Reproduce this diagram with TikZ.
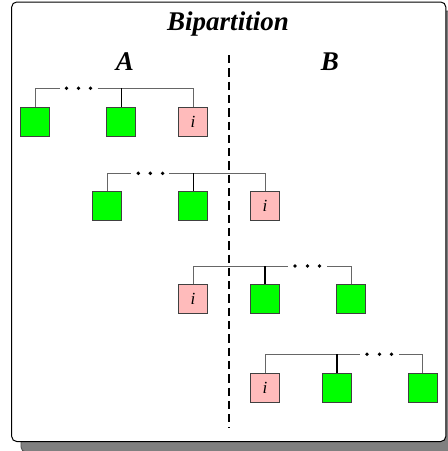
\documentclass[tikz,border=0pt]{standalone}
\usepackage{fontspec}
\setmainfont{Liberation Serif}
\definecolor{leafgreen}{HTML}{00FF00}
\definecolor{leafpink}{HTML}{FFBBBB}
\definecolor{shadowgray}{HTML}{808080}
\begin{document}
\begin{tikzpicture}[x=1pt,y=-1pt,
  leaf/.style={draw=black!75, line width=0.9pt, minimum size=29pt, inner sep=0pt,
    font=\fontsize{17}{17}\selectfont\itshape},
  gbox/.style={leaf, fill=leafgreen},
  ibox/.style={leaf, fill=leafpink},
  twig/.style={draw=black!60, line width=0.9pt},
  stem/.style={draw=black, line width=1.3pt},
  heading/.style={font=\fontsize{27}{30}\selectfont\bfseries\itshape, inner sep=0pt, anchor=base},
  cut/.style={line width=1.8pt, dash pattern=on 8.3pt off 5pt},
  dot/.style={fill=black}
]
\useasboundingbox (0,0) rectangle (448,451);

% shadowed frame
\draw[rounded corners=5pt, fill=shadowgray, draw=black!70, line width=0.8pt] (21,11) rectangle (456,452);
\draw[rounded corners=5pt, fill=white, draw=black, line width=1pt] (11.7,2) rectangle (445.8,441.5);

% headings
\node[heading] (title) at (228,30) {Bipartition};
\node[heading] (partA) at (125,70) {A};
\node[heading] (partB) at (330,70) {B};

% row 1
\node[gbox] (a1) at (35.3,122.2) {};
\node[gbox] (a2) at (121.2,122.2) {};
\node[ibox] (a3) at (193,122.2) {i};
\coordinate (a-gl) at (59.5,88.3);
\coordinate (a-gr) at (97.5,88.3);
\draw[twig] (a1.north) |- (a-gl);
\draw[twig] (a-gr) -| (a3.north);
\draw[stem] (a2.north) -- (a2.north |- a-gr);
\foreach \x in {66.5,78.5,90.5} \fill[dot] (\x,88.3) circle (1.9pt);

% row 2
\node[gbox] (b1) at (107,206.3) {};
\node[gbox] (b2) at (193.3,206.3) {};
\node[ibox] (b3) at (265,206.3) {i};
\coordinate (b-gl) at (130.5,173.3);
\coordinate (b-gr) at (169,173.3);
\draw[twig] (b1.north) |- (b-gl);
\draw[twig] (b-gr) -| (b3.north);
\draw[stem] (b2.north) -- (b2.north |- b-gr);
\foreach \x in {138.3,150.3,162.6} \fill[dot] (\x,173.3) circle (1.9pt);

% row 3
\node[ibox] (c1) at (193,299.2) {i};
\node[gbox] (c2) at (265,299.2) {};
\node[gbox] (c3) at (351,299.2) {};
\coordinate (c-gl) at (288,266);
\coordinate (c-gr) at (327,266);
\draw[twig] (c1.north) |- (c-gl);
\draw[twig] (c-gr) -| (c3.north);
\draw[stem] (c2.north) -- (c2.north |- c-gl);
\foreach \x in {295,307.5,319.5} \fill[dot] (\x,266) circle (1.9pt);

% row 4
\node[ibox] (d1) at (265,388.2) {i};
\node[gbox] (d2) at (337,388.2) {};
\node[gbox] (d3) at (422.7,388.2) {};
\coordinate (d-gl) at (360,354.3);
\coordinate (d-gr) at (399,354.3);
\draw[twig] (d1.north) |- (d-gl);
\draw[twig] (d-gr) -| (d3.north);
\draw[stem] (d2.north) -- (d2.north |- d-gl);
\foreach \x in {367,379.5,391.5} \fill[dot] (\x,354.3) circle (1.9pt);

% dividing cut between A and B
\coordinate (cut-top) at (229.3,55);
\coordinate (cut-bot) at (229.3,428);
\draw[cut] (cut-top) -- (cut-bot);
\end{tikzpicture}
\end{document}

- - - - -

## Aim of the task
Repeat the listing above exactly from its first line to the line containing "(0,0) rectangle (448,451);", both included, and omit the pictures.

## Response for this exercise
Reproduce this diagram with TikZ.
\documentclass[tikz,border=0pt]{standalone}
\usepackage{fontspec}
\setmainfont{Liberation Serif}
\definecolor{leafgreen}{HTML}{00FF00}
\definecolor{leafpink}{HTML}{FFBBBB}
\definecolor{shadowgray}{HTML}{808080}
\begin{document}
\begin{tikzpicture}[x=1pt,y=-1pt,
  leaf/.style={draw=black!75, line width=0.9pt, minimum size=29pt, inner sep=0pt,
    font=\fontsize{17}{17}\selectfont\itshape},
  gbox/.style={leaf, fill=leafgreen},
  ibox/.style={leaf, fill=leafpink},
  twig/.style={draw=black!60, line width=0.9pt},
  stem/.style={draw=black, line width=1.3pt},
  heading/.style={font=\fontsize{27}{30}\selectfont\bfseries\itshape, inner sep=0pt, anchor=base},
  cut/.style={line width=1.8pt, dash pattern=on 8.3pt off 5pt},
  dot/.style={fill=black}
]
\useasboundingbox (0,0) rectangle (448,451);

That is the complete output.